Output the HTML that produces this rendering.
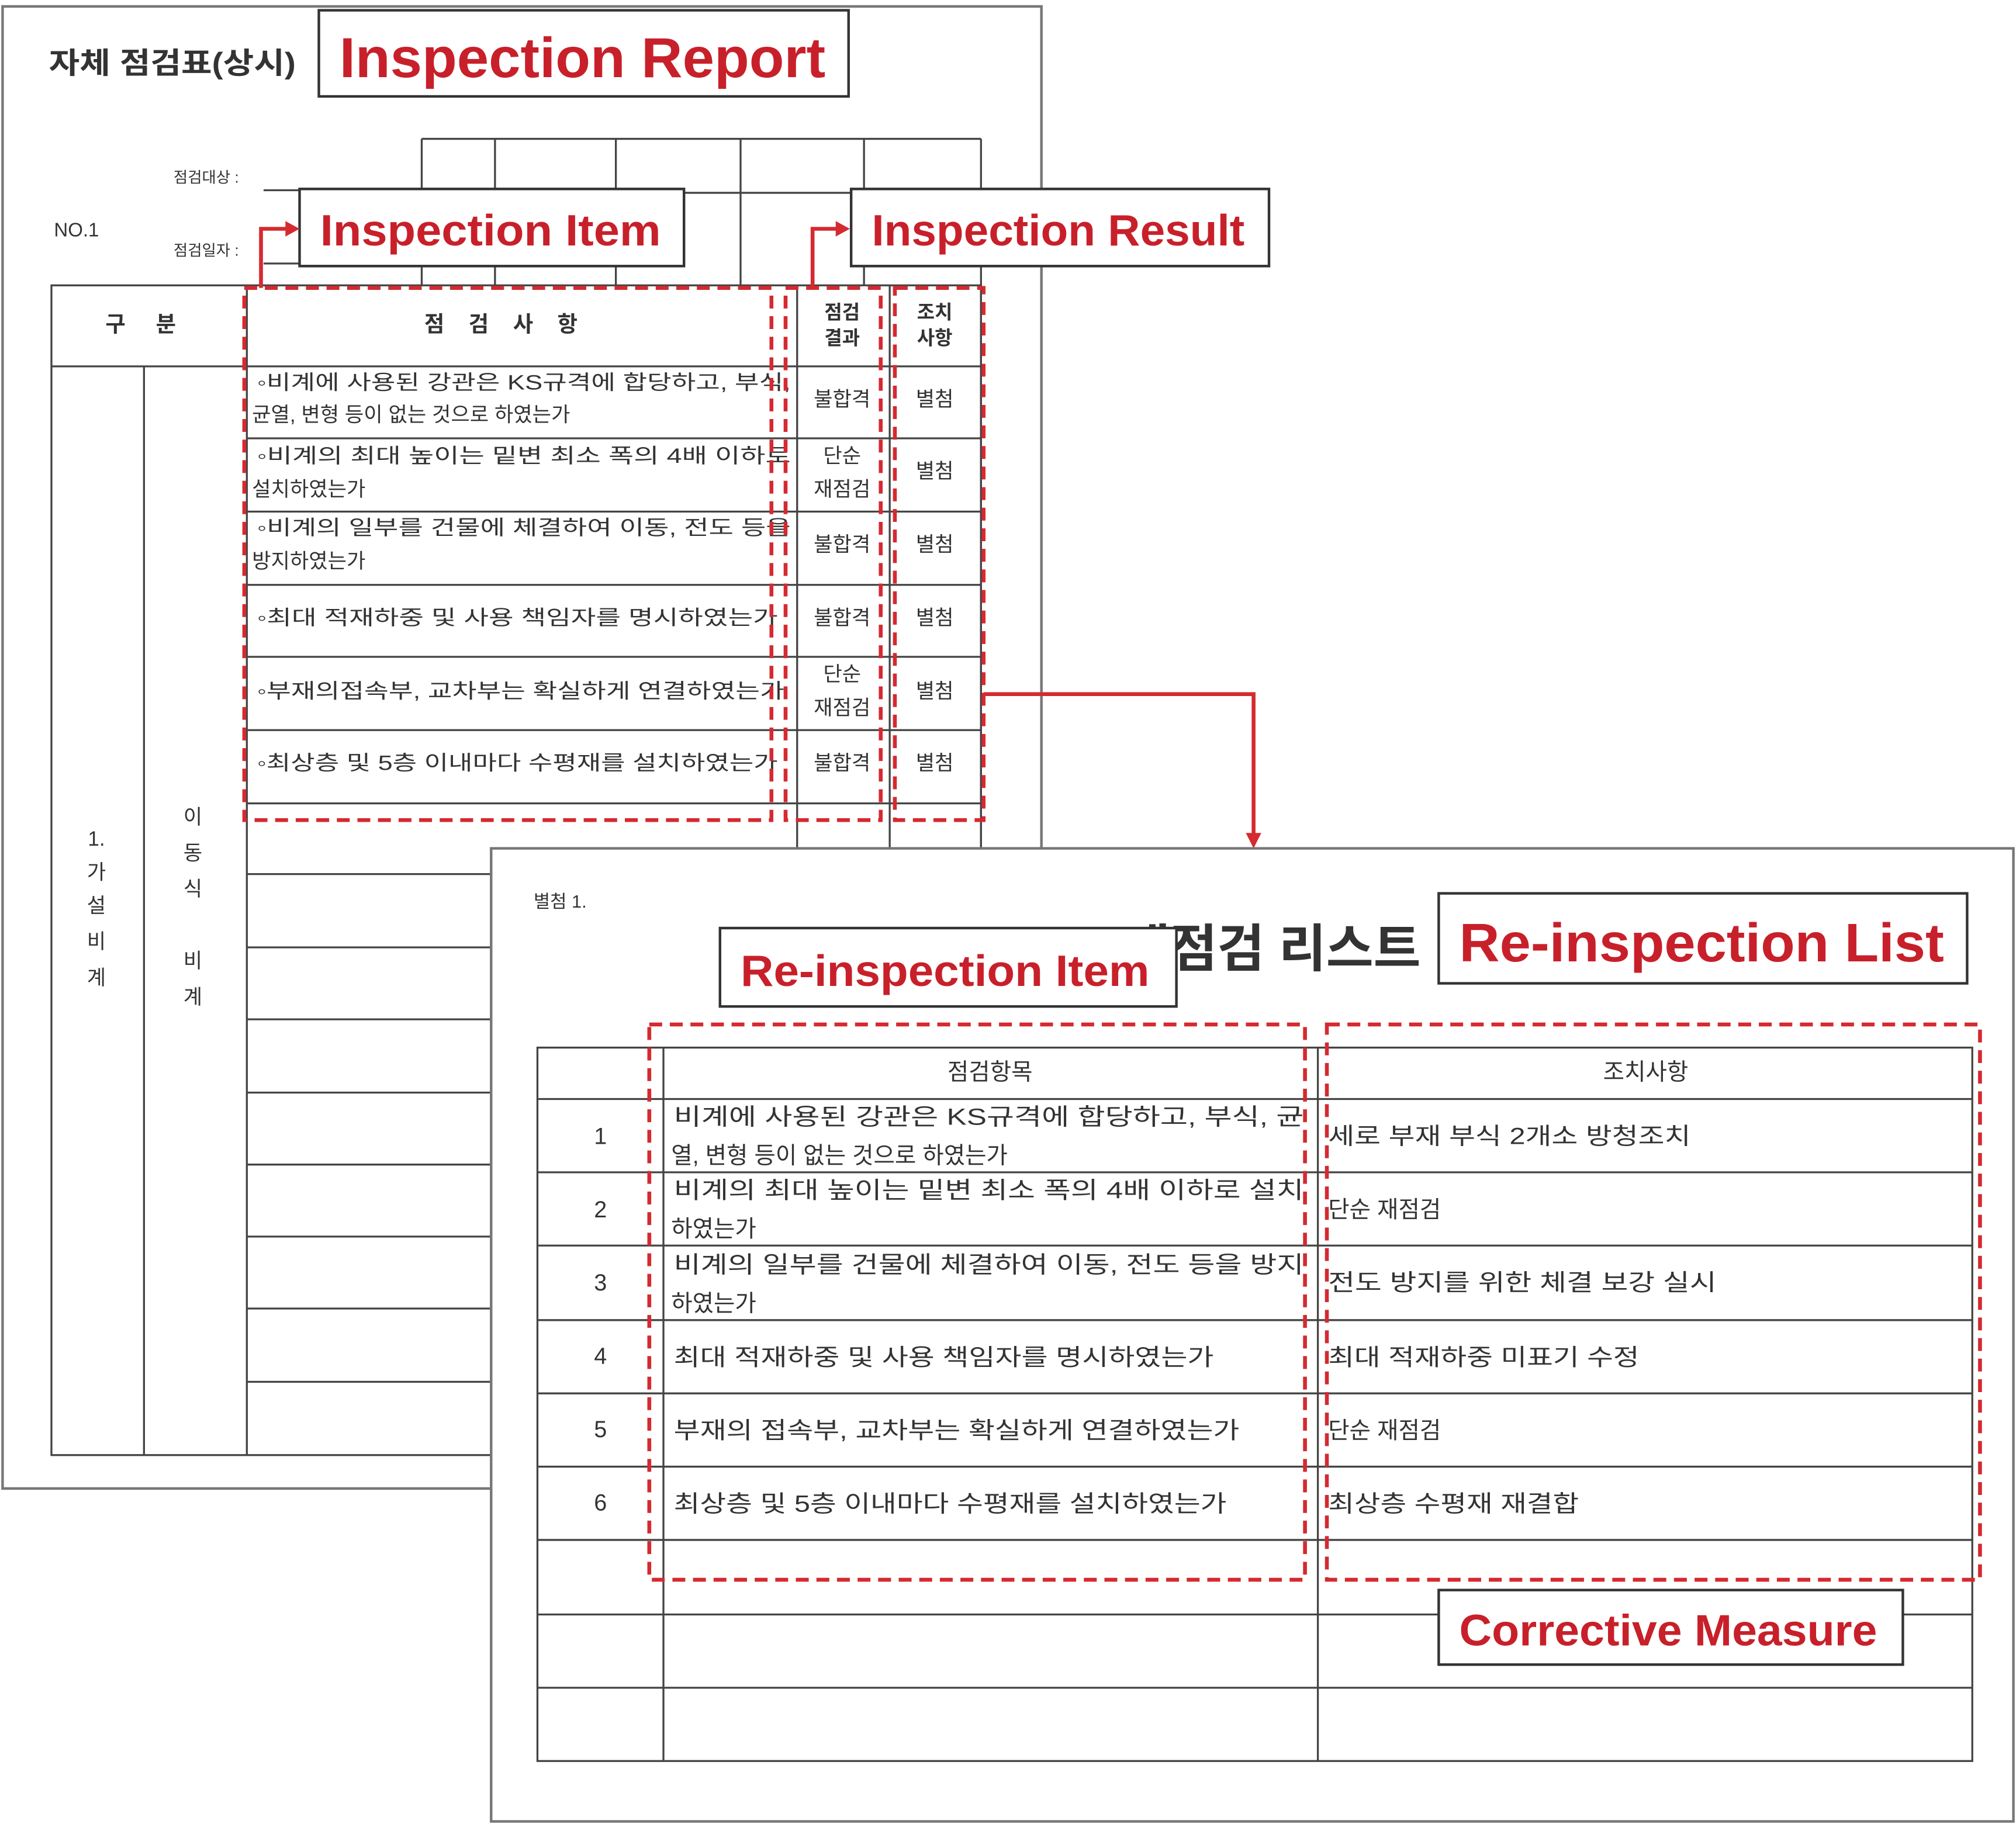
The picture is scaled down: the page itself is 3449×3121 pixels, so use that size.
<!DOCTYPE html>
<html><head><meta charset="utf-8"><style>
html,body{margin:0;padding:0;background:#fff;}
svg{display:block;}
.k{font-family:"Liberation Sans","Noto Sans CJK KR",sans-serif;fill:#333;}
.lbl{font-family:"Liberation Sans","Noto Sans CJK KR",sans-serif;font-weight:bold;fill:#c8202a;}
</style></head><body>
<svg width="3449" height="3121" viewBox="0 0 1568 1419" preserveAspectRatio="none" xmlns="http://www.w3.org/2000/svg">
<rect x="0" y="0" width="1568" height="1419" fill="#fff"/>
<!-- Page 1 -->
<rect x="2" y="5" width="808" height="1153" fill="#fff" stroke="#777" stroke-width="2"/>
<text x="38" y="57" class="k" font-size="23" font-weight="bold" fill="#222" textLength="192" lengthAdjust="spacingAndGlyphs">자체 점검표(상시)</text>
<text x="42" y="184" class="k" font-size="15">NO.1</text>
<text x="135" y="142" class="k" font-size="12">점검대상 :</text>
<text x="135" y="199" class="k" font-size="12">점검일자 :</text>
<g stroke="#444" stroke-width="1.5" fill="none">
<line x1="205" y1="148" x2="328" y2="148"/>
<line x1="205" y1="205" x2="328" y2="205"/>
<line x1="328" y1="108" x2="763" y2="108"/>
<line x1="385" y1="150" x2="763" y2="150"/>
<line x1="328" y1="108" x2="328" y2="222"/>
<line x1="385" y1="108" x2="385" y2="222"/>
<line x1="479" y1="108" x2="479" y2="222"/>
<line x1="576" y1="108" x2="576" y2="222"/>
<line x1="672" y1="108" x2="672" y2="222"/>
<line x1="763" y1="108" x2="763" y2="660"/>
<rect x="40" y="222" width="723" height="910"/>
<line x1="40" y1="285" x2="763" y2="285"/>
<line x1="112" y1="285" x2="112" y2="1132"/>
<line x1="192" y1="222" x2="192" y2="1132"/>
<line x1="620" y1="222" x2="620" y2="660"/>
<line x1="692" y1="222" x2="692" y2="660"/>
<line x1="192" y1="341" x2="763" y2="341"/>
<line x1="192" y1="398" x2="763" y2="398"/>
<line x1="192" y1="455" x2="763" y2="455"/>
<line x1="192" y1="511" x2="763" y2="511"/>
<line x1="192" y1="568" x2="763" y2="568"/>
<line x1="192" y1="625" x2="763" y2="625"/>
<line x1="192" y1="680" x2="382" y2="680"/>
<line x1="192" y1="737" x2="382" y2="737"/>
<line x1="192" y1="793" x2="382" y2="793"/>
<line x1="192" y1="850" x2="382" y2="850"/>
<line x1="192" y1="906" x2="382" y2="906"/>
<line x1="192" y1="962" x2="382" y2="962"/>
<line x1="192" y1="1018" x2="382" y2="1018"/>
<line x1="192" y1="1075" x2="382" y2="1075"/>
</g>
<text x="82" y="258" class="k" font-size="17" font-weight="bold">구&#160;&#160;&#160;&#160;&#160;분</text>
<text x="330" y="258" class="k" font-size="17" font-weight="bold">점&#160;&#160;&#160;&#160;검&#160;&#160;&#160;&#160;사&#160;&#160;&#160;&#160;항</text>
<text x="655" y="248" class="k" font-size="15" font-weight="bold" text-anchor="middle">점검</text>
<text x="655" y="268" class="k" font-size="15" font-weight="bold" text-anchor="middle">결과</text>
<text x="727" y="248" class="k" font-size="15" font-weight="bold" text-anchor="middle">조치</text>
<text x="727" y="268" class="k" font-size="15" font-weight="bold" text-anchor="middle">사항</text>
<g class="k" font-size="16">
<text x="200" y="303" textLength="415" lengthAdjust="spacingAndGlyphs">◦비계에 사용된 강관은 KS규격에 합당하고, 부식,</text>
<text x="196" y="328">균열, 변형 등이 없는 것으로 하였는가</text>
<text x="200" y="360" textLength="415" lengthAdjust="spacingAndGlyphs">◦비계의 최대 높이는 밑변 최소 폭의 4배 이하로</text>
<text x="196" y="386">설치하였는가</text>
<text x="200" y="416" textLength="415" lengthAdjust="spacingAndGlyphs">◦비계의 일부를 건물에 체결하여 이동, 전도 등을</text>
<text x="196" y="442">방지하였는가</text>
<text x="200" y="486" textLength="405" lengthAdjust="spacingAndGlyphs">◦최대 적재하중 및 사용 책임자를 명시하였는가</text>
<text x="200" y="543" textLength="410" lengthAdjust="spacingAndGlyphs">◦부재의접속부, 교차부는 확실하게 연결하였는가</text>
<text x="200" y="599" textLength="405" lengthAdjust="spacingAndGlyphs">◦최상층 및 5층 이내마다 수평재를 설치하였는가</text>
<text x="655" y="316" text-anchor="middle">불합격</text>
<text x="655" y="360" text-anchor="middle">단순</text>
<text x="655" y="386" text-anchor="middle">재점검</text>
<text x="655" y="429" text-anchor="middle">불합격</text>
<text x="655" y="486" text-anchor="middle">불합격</text>
<text x="655" y="530" text-anchor="middle">단순</text>
<text x="655" y="556" text-anchor="middle">재점검</text>
<text x="655" y="599" text-anchor="middle">불합격</text>
<text x="727" y="316" text-anchor="middle">별첨</text>
<text x="727" y="372" text-anchor="middle">별첨</text>
<text x="727" y="429" text-anchor="middle">별첨</text>
<text x="727" y="486" text-anchor="middle">별첨</text>
<text x="727" y="543" text-anchor="middle">별첨</text>
<text x="727" y="599" text-anchor="middle">별첨</text>
</g>
<g class="k" font-size="16" text-anchor="middle">
<text x="75" y="658">1.</text><text x="75" y="684">가</text><text x="75" y="710">설</text><text x="75" y="738">비</text><text x="75" y="766">계</text>
<text x="150" y="641">이</text><text x="150" y="669">동</text><text x="150" y="697">식</text><text x="150" y="753">비</text><text x="150" y="781">계</text>
</g>
<g stroke="#d42a30" stroke-width="3" stroke-dasharray="10,6" fill="none">
<rect x="190" y="224" width="410" height="414"/>
<rect x="611" y="224" width="74" height="414"/>
<rect x="696" y="224" width="69" height="414"/>
</g>
<rect x="248" y="8" width="412" height="67" fill="#fff" stroke="#333" stroke-width="2"/>
<text x="264" y="60" class="lbl" font-size="44" textLength="378" lengthAdjust="spacingAndGlyphs">Inspection Report</text>
<rect x="233" y="147" width="299" height="60" fill="#fff" stroke="#333" stroke-width="2"/>
<text x="249" y="191" class="lbl" font-size="34" textLength="265" lengthAdjust="spacingAndGlyphs">Inspection Item</text>
<rect x="662" y="147" width="325" height="60" fill="#fff" stroke="#333" stroke-width="2"/>
<text x="678" y="191" class="lbl" font-size="34" textLength="290" lengthAdjust="spacingAndGlyphs">Inspection Result</text>
<g stroke="#d42a30" stroke-width="3" fill="none">
<polyline points="203,224 203,178 224,178"/>
<polyline points="632,224 632,178 652,178"/>
<polyline points="765,540 975,540 975,650"/>
<polyline points="527,797 527,752 550,752"/>
<polyline points="1087,1229 1087,1268 1108,1268"/>
</g>
<g fill="#d42a30">
<polygon points="233,178 222,172 222,184"/>
<polygon points="661,178 650,172 650,184"/>
<polygon points="975,660 969,648 981,648"/>
<polygon points="560,752 549,746 549,758"/>
<polygon points="1118,1268 1107,1262 1107,1274"/>
</g>
<!-- Page 2 -->
<rect x="382" y="660" width="1184" height="757" fill="#fff" stroke="#777" stroke-width="2"/>
<text x="415" y="706" class="k" font-size="14" fill="#555">별첨 1.</text>
<text x="1105" y="752" class="k" font-size="40" font-weight="bold" fill="#222" text-anchor="end">재점검 리스트</text>
<g stroke="#444" stroke-width="1.5" fill="none">
<rect x="418" y="815" width="1116" height="555"/>
<line x1="516" y1="815" x2="516" y2="1370"/>
<line x1="1025" y1="815" x2="1025" y2="1370"/>
<line x1="418" y1="855" x2="1534" y2="855"/>
<line x1="418" y1="912" x2="1534" y2="912"/>
<line x1="418" y1="969" x2="1534" y2="969"/>
<line x1="418" y1="1027" x2="1534" y2="1027"/>
<line x1="418" y1="1084" x2="1534" y2="1084"/>
<line x1="418" y1="1141" x2="1534" y2="1141"/>
<line x1="418" y1="1198" x2="1534" y2="1198"/>
<line x1="418" y1="1256" x2="1534" y2="1256"/>
<line x1="418" y1="1313" x2="1534" y2="1313"/>
</g>
<g class="k" font-size="18">
<text x="770" y="840" text-anchor="middle">점검항목</text>
<text x="1280" y="840" text-anchor="middle">조치사항</text>
<text x="467" y="890" text-anchor="middle">1</text>
<text x="467" y="947" text-anchor="middle">2</text>
<text x="467" y="1004" text-anchor="middle">3</text>
<text x="467" y="1061" text-anchor="middle">4</text>
<text x="467" y="1118" text-anchor="middle">5</text>
<text x="467" y="1175" text-anchor="middle">6</text>
<text x="524" y="875" textLength="490" lengthAdjust="spacingAndGlyphs">비계에 사용된 강관은 KS규격에 합당하고, 부식, 균</text>
<text x="522" y="905">열, 변형 등이 없는 것으로 하였는가</text>
<text x="524" y="932" textLength="490" lengthAdjust="spacingAndGlyphs">비계의 최대 높이는 밑변 최소 폭의 4배 이하로 설치</text>
<text x="522" y="962">하였는가</text>
<text x="524" y="990" textLength="490" lengthAdjust="spacingAndGlyphs">비계의 일부를 건물에 체결하여 이동, 전도 등을 방지</text>
<text x="522" y="1020">하였는가</text>
<text x="524" y="1062" textLength="420" lengthAdjust="spacingAndGlyphs">최대 적재하중 및 사용 책임자를 명시하였는가</text>
<text x="524" y="1119" textLength="440" lengthAdjust="spacingAndGlyphs">부재의 접속부, 교차부는 확실하게 연결하였는가</text>
<text x="524" y="1176" textLength="430" lengthAdjust="spacingAndGlyphs">최상층 및 5층 이내마다 수평재를 설치하였는가</text>
<text x="1033" y="890" textLength="282" lengthAdjust="spacingAndGlyphs">세로 부재 부식 2개소 방청조치</text>
<text x="1033" y="947">단순 재점검</text>
<text x="1033" y="1004" textLength="302" lengthAdjust="spacingAndGlyphs">전도 방지를 위한 체결 보강 실시</text>
<text x="1033" y="1062" textLength="242" lengthAdjust="spacingAndGlyphs">최대 적재하중 미표기 수정</text>
<text x="1033" y="1119">단순 재점검</text>
<text x="1033" y="1176" textLength="195" lengthAdjust="spacingAndGlyphs">최상층 수평재 재결합</text>
</g>
<g stroke="#d42a30" stroke-width="3" stroke-dasharray="10,6" fill="none">
<rect x="505" y="797" width="510" height="432"/>
<rect x="1032" y="797" width="508" height="432"/>
</g>
<rect x="560" y="722" width="355" height="61" fill="#fff" stroke="#333" stroke-width="2"/>
<text x="576" y="767" class="lbl" font-size="34" textLength="318" lengthAdjust="spacingAndGlyphs">Re-inspection Item</text>
<rect x="1119" y="695" width="411" height="70" fill="#fff" stroke="#333" stroke-width="2"/>
<text x="1135" y="748" class="lbl" font-size="42" textLength="377" lengthAdjust="spacingAndGlyphs">Re-inspection List</text>
<rect x="1119" y="1237" width="361" height="58" fill="#fff" stroke="#333" stroke-width="2"/>
<text x="1135" y="1280" class="lbl" font-size="34" textLength="325" lengthAdjust="spacingAndGlyphs">Corrective Measure</text>
</svg>
</body></html>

## GIVEN REQUEST
Which lines include "that"? Copy each of them out.

## SOLUTION TO THIS EXERCISE
Output the HTML that produces this rendering.
The picture is scaled down: the page itself is 3449×3121 pixels, so use that size.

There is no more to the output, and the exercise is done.